The uplink is the transmitter of data to the satellite. The downlink is the receiver of data. Uplinks and downlinks are also called Earth stations due to be located on the Earth. The footprint is the "shadow" that the satellite can transmit to. The shadow being the area that can receive the satellite's transmitted signal.

v. Iridium Telecom System The Iridium telecom system was an ambitious satellite project that was to be the largest private aerospace project. It was planned to be a mobile telecom system to compete with cellular phones. It relies on satellites in Lower Earth Orbit (LEO). The satellites were to orbit at an altitude of 900 - 10,000 km and are a polar non-stationary orbit. They were planning on using 77 satellites to provide 100% coverage of the Earth at any moment. 77 is the atomic number of Iridium. The plan was that the user's handset was to require less power and would be cheaper than cellular phones.

Unfortunately, it took so long to design and launch the satellites that cell phone technology surpassed the Iridium project in both size and power requirements. The Iridium phones ended up to be big and bulky and were very expensive compared to cell phones.

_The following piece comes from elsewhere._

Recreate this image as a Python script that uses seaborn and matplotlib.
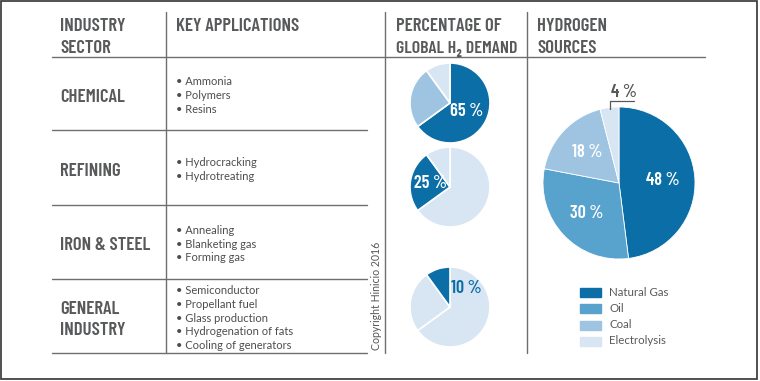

They launched 66 satellites during 1998 and were hoping to have 1.5 million subscribers by end of the decade. Unfortunately they found that the cell phone market had captured the majority of the world and they were left with expensive and large mobile phone systems that were only practical for those areas without cell phone coverage. The Iridium project became financially unstable and went bankrupt in 1999. In 2001, there was talk of crashing the satellites back to earth because it was costing in the order of $1 million per day to keep them up. The original company was purchased by a consortium of private investors under Iridium Satellite LLC and the service re-established in 2001.